If your printing service requires 300 ppi, 476 pixels / 300 ppi = about 1.6 inches.
If your printing service requires 150 ppi, 476 pixels / 150 ppi = about 3.2 inches. 150 ppi might look a little coarse.
Or you can do this based on the width you want:
If you want it to be 2 inches wide, 476 pixels / 2 inches = 238 ppi. Would that meet the requirements of the printing service?

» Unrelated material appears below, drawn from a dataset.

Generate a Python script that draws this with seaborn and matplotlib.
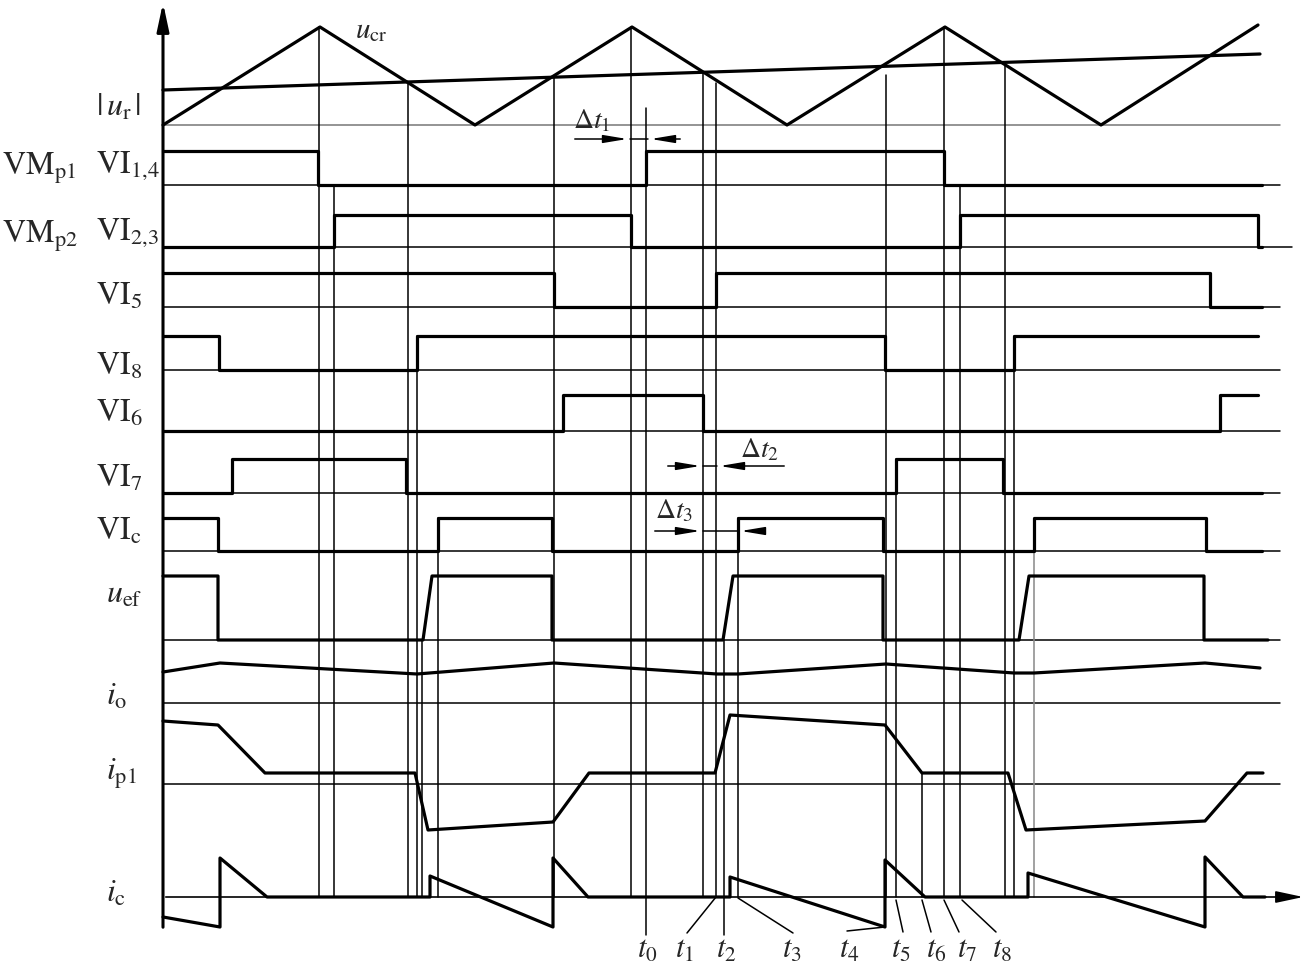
import numpy as np
import pandas as pd
import seaborn as sns
import matplotlib.pyplot as plt

t_tri = [163, 320, 475, 632, 787, 945, 1101, 1258]
u_cr = [0, 98, 0, 98, 0, 98, 0, 100]
t_ur = [163, 1260]
u_r = [35, 71]

# switching signals: edge times and the level held in between
vi14_t, vi14_s = [163, 318, 646, 944, 1262], [1, 0, 1, 0]
vi23_t, vi23_s = [163, 334, 631, 960, 1258, 1262], [0, 1, 0, 1, 0]
vi5_t, vi5_s = [163, 554, 716, 1210, 1262], [1, 0, 1, 0]
vi8_t, vi8_s = [163, 219, 417, 885, 1014, 1258], [1, 0, 1, 0, 1]
vi6_t, vi6_s = [163, 563, 703, 1220, 1258], [0, 1, 0, 1]
vi7_t, vi7_s = [163, 232, 406, 896, 1003, 1262], [0, 1, 0, 1, 0]
vic_t, vic_s = [163, 218, 438, 552, 738, 883, 1034, 1206, 1262], [1, 0, 1, 0, 1, 0, 1, 0]

uef_t = [163, 218, 218, 423, 432, 552, 552, 723, 733, 883, 883, 1019, 1029, 1204, 1204, 1268]
uef_v = [1, 1, 0, 0, 1, 1, 0, 0, 1, 1, 0, 0, 1, 1, 0, 0]

io_t = [163, 220, 417, 554, 717, 738, 886, 1014, 1034, 1205, 1260]
io_v = [31, 40, 29, 40, 29, 29, 39, 30, 30, 40, 35]

ip1_t = [163, 218, 265, 415, 428, 553, 589, 715, 730, 885, 922, 1008, 1026, 1205, 1247, 1263]
ip1_v = [63, 59, 11, 11, -46, -38, 11, 11, 69, 59, 11, 11, -46, -37, 11, 11]

ic_t = [163, 220, 220, 267, 430, 430, 553, 553, 588, 730, 730, 885, 885, 925, 1028, 1028, 1205, 1205, 1243, 1265]
ic_v = [-20, -30, 39, 0, 0, 21, -30, 39, 0, 0, 20, -30, 37, 0, 0, 24, -30, 40, 0, 0]

# guide lines: time, top, bottom
guide_t = [319, 334, 408, 417, 422, 438, 554, 631, 646, 703, 716, 724, 738, 886, 896, 922, 944, 960, 1005, 1014, 1034]
guide_top = [27, 185, 82, 336, 640, 518, 76, 27, 108, 72, 83, 640, 518, 75, 459, 773, 27, 185, 63, 336, 518]
guide_bot = [897, 897, 897, 897, 897, 897, 897, 897, 935, 897, 897, 935, 897, 897, 897, 897, 897, 897, 897, 897, 897]

t_names = ['t_0', 't_1', 't_2', 't_3', 't_4', 't_5', 't_6', 't_7', 't_8']
t_label_x = [647, 684, 726, 792, 849, 901, 936, 967, 1002]
leader_from = [(646, 935), (687, 933), (724, 935), (793, 933), (847, 931), (903, 932), (931, 932), (959, 932), (996, 932)]
leader_to = [(646, 935), (716, 897), (724, 935), (738, 898), (885, 927), (896, 900), (922, 900), (944, 900), (962, 900)]

base = {'ur': 125, 'vi14': 185, 'vi23': 247, 'vi5': 307, 'vi8': 370, 'vi6': 431,
        'vi7': 493, 'vic': 551, 'uef': 640, 'io': 703, 'ip1': 784, 'ic': 897}


def step_xy(t, s):
    xs, ys = [], []
    for i, lvl in enumerate(s):
        xs += [t[i], t[i + 1]]
        ys += [lvl, lvl]
    return xs, ys


def wave(ax, x, v, row, scale=1.0, lw=2.3):
    df = pd.DataFrame({'t': x, 'y': [base[row] - scale * k for k in v]})
    sns.lineplot(data=df, x='t', y='y', ax=ax, color='black', lw=lw,
                 sort=False, estimator=None)


sns.set_theme(style='white')
plt.rcParams['font.family'] = ['STIXGeneral', 'Liberation Serif', 'DejaVu Serif']
plt.rcParams['mathtext.fontset'] = 'stix'

fig = plt.figure(figsize=(13.14, 9.66), dpi=100)
ax = fig.add_axes([0, 0, 1, 1])

# thin baselines
for row, y in base.items():
    if row == 'ic':
        continue
    end = 1292 if row == 'vi23' else 1280
    ax.plot([163, end], [y, y], color='#777777' if row == 'ur' else 'black', lw=1.1)

# guide lines
for x, y0, y1 in zip(guide_t, guide_top, guide_bot):
    ax.plot([x, x], [y0, y1], color='#888888' if x == 1034 else 'black', lw=1.1)

# carrier and reference
wave(ax, t_tri, u_cr, 'ur')
wave(ax, t_ur, u_r, 'ur')

for row, t, s, h in [('vi14', vi14_t, vi14_s, 34), ('vi23', vi23_t, vi23_s, 32),
                     ('vi5', vi5_t, vi5_s, 34), ('vi8', vi8_t, vi8_s, 34),
                     ('vi6', vi6_t, vi6_s, 36), ('vi7', vi7_t, vi7_s, 34),
                     ('vic', vic_t, vic_s, 33)]:
    xs, ys = step_xy(t, s)
    wave(ax, xs, ys, row, scale=h)

wave(ax, uef_t, uef_v, 'uef', scale=64)
wave(ax, io_t, io_v, 'io')
wave(ax, ip1_t, ip1_v, 'ip1')
wave(ax, ic_t, ic_v, 'ic')

# axes with arrows
ax.annotate('', xy=(163, 0), xytext=(163, 930),
            arrowprops=dict(arrowstyle='-|>,head_length=1.4,head_width=0.3', color='black', lw=2.2))
ax.annotate('', xy=(1306, 897), xytext=(163, 897),
            arrowprops=dict(arrowstyle='-|>,head_length=1.4,head_width=0.3', color='black', lw=1.2))

# delta t markers
dt_arrows = [(572, 630, 139, 683, 648), (665, 703, 466, 787, 717), (652, 703, 531, 767, 738)]
for xa, xb, y, xc, xd in dt_arrows:
    for x0, x1 in [(xa, xb), (xc, xd)]:
        ax.annotate('', xy=(x1, y), xytext=(x0, y),
                    arrowprops=dict(arrowstyle='-|>,head_length=1.2,head_width=0.2',
                                    color='black', lw=1.1))
    ax.plot([xb, xd], [y, y], color='black', lw=1.1)

fs = 23
ax.text(573, 128, r'$\Delta t_1$', fontsize=20)
ax.text(740, 457, r'$\Delta t_2$', fontsize=20)
ax.text(655, 518, r'$\Delta t_3$', fontsize=20)

ax.text(355, 38, r'$u_{\mathrm{cr}}$', fontsize=21)
ax.text(96, 116, r'$|\,u_{\mathrm{r}}\,|$', fontsize=fs)
ax.text(2, 175, r'$\mathrm{VM_{p1}}$', fontsize=fs)
ax.text(2, 243, r'$\mathrm{VM_{p2}}$', fontsize=fs)

row_labels = [(96, 173, r'$\mathrm{VI}_{1{,}4}$'), (96, 240, r'$\mathrm{VI}_{2{,}3}$'),
              (96, 305, r'$\mathrm{VI}_5$'), (96, 375, r'$\mathrm{VI}_8$'),
              (96, 422, r'$\mathrm{VI}_6$'), (96, 487, r'$\mathrm{VI}_7$'),
              (96, 540, r'$\mathrm{VI}_\mathrm{c}$'), (106, 603, r'$u_{\mathrm{ef}}$'),
              (106, 705, r'$i_{\mathrm{o}}$'), (106, 780, r'$i_{\mathrm{p1}}$'),
              (106, 902, r'$i_{\mathrm{c}}$')]
for x, y, s in row_labels:
    ax.text(x, y, s, fontsize=fs)

for (x0, y0), (x1, y1) in zip(leader_from, leader_to):
    ax.plot([x0, x1], [y0, y1], color='black', lw=1.1)
for x, name in zip(t_label_x, t_names):
    ax.text(x, 958, '$' + name + '$', fontsize=22, ha='center')

ax.set_xlim(0, 1314)
ax.set_ylim(966, 0)
ax.axis('off')
fig.savefig('out.png', dpi=100, facecolor='white')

If the attached artwork needs to be a physical size in inches that will not work out to the resolution that the printing service requires, then the original hand artwork needs to be re-scanned to a file with larger pixel dimensions. For example, if you need the coaster art to be two inches wide at 300 ppi, then 2 inches x 300 ppi = 600 pixels wide. So you would want the image to be at least 600 pixels wide in this example.